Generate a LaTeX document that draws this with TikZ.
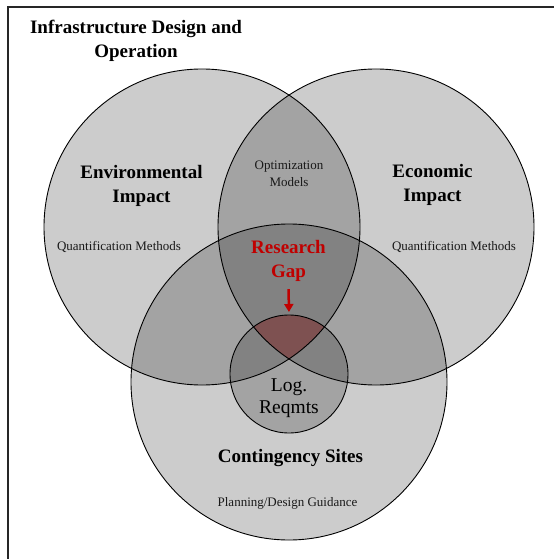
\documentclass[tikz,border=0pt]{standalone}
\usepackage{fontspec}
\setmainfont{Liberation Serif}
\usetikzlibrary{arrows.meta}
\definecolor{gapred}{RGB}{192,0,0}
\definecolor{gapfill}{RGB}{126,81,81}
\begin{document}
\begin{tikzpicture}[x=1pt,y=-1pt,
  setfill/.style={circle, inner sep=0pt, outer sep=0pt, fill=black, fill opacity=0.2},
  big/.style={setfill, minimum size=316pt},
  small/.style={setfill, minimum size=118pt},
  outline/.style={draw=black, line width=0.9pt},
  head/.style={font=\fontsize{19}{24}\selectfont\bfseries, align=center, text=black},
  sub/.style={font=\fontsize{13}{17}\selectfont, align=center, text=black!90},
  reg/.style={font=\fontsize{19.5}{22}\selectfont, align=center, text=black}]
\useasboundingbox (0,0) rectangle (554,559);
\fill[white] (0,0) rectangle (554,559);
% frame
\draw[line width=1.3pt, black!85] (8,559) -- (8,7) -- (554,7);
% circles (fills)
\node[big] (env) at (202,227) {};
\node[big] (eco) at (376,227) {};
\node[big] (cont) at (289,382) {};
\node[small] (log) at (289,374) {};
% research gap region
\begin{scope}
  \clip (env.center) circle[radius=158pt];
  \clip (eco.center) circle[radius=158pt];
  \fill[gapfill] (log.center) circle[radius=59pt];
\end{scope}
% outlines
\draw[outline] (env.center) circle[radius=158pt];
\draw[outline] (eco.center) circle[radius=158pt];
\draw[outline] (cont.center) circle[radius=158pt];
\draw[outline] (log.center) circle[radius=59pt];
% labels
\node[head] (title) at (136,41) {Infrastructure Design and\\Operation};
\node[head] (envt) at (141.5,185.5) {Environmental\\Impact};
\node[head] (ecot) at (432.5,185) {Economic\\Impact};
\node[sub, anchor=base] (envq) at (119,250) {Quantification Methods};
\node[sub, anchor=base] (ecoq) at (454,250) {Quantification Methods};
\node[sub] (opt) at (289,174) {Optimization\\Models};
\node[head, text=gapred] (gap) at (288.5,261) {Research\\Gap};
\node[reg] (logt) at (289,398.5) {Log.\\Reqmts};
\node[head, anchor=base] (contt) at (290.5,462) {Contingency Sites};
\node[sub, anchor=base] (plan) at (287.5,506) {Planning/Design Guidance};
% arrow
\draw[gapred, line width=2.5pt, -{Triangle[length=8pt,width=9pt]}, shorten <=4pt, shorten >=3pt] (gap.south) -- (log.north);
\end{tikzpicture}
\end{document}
- - - - - - -
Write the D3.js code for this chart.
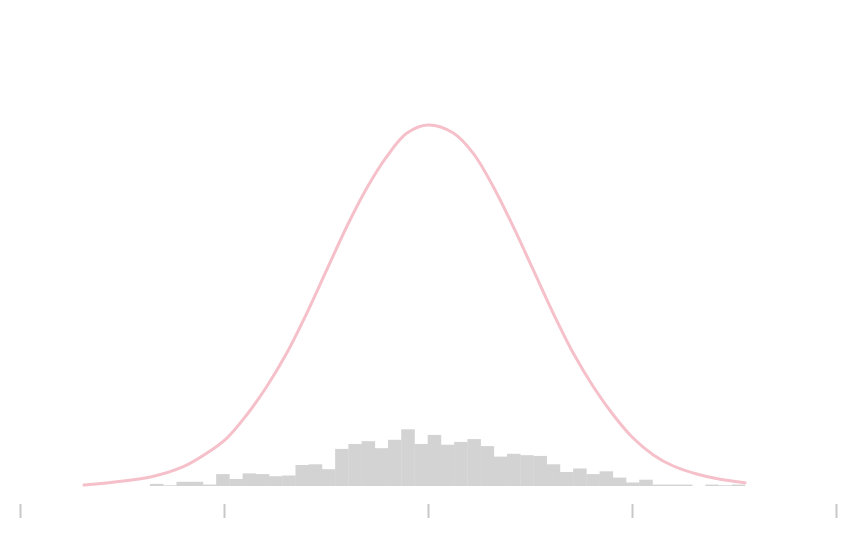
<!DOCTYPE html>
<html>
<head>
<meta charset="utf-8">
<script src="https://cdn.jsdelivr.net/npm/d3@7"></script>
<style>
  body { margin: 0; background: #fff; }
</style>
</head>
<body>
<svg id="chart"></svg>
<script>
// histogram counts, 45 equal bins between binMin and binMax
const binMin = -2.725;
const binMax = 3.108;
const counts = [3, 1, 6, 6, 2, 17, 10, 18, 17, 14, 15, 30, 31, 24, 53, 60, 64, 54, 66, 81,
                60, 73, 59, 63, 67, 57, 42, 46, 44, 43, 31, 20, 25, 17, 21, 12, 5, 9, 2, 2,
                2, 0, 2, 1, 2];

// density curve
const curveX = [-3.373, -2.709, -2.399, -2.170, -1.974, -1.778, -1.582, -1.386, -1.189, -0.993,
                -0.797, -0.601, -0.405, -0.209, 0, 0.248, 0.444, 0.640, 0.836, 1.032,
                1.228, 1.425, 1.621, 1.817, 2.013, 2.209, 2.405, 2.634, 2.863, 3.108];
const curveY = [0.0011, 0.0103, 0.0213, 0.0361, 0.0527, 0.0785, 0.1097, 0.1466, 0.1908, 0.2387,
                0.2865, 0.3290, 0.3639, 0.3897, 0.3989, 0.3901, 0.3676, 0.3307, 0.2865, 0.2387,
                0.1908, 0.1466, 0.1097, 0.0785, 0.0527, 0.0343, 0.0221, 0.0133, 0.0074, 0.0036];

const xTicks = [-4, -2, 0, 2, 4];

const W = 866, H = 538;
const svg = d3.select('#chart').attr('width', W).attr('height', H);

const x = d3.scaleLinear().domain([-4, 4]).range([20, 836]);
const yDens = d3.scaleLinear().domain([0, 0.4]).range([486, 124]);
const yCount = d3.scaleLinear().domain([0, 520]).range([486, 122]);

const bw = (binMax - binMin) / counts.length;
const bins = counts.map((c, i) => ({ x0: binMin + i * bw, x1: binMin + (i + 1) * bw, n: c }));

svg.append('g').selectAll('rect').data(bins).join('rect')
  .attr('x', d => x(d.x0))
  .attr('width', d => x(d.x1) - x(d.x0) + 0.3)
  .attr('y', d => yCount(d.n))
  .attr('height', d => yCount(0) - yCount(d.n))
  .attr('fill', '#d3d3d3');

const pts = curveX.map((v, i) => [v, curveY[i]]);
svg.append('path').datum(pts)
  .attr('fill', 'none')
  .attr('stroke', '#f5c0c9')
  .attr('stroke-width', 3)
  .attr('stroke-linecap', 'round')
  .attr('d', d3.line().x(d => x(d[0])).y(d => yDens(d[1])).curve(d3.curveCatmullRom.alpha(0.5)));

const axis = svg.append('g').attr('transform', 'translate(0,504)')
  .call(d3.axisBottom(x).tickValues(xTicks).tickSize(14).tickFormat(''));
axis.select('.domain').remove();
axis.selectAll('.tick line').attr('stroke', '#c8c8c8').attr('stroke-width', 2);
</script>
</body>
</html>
- - - - - - -
- THE REQUEST
Copy every line in the records above that contains the word "this".

- WRITTEN SOLUTION
Generate a LaTeX document that draws this with TikZ.
Write the D3.js code for this chart.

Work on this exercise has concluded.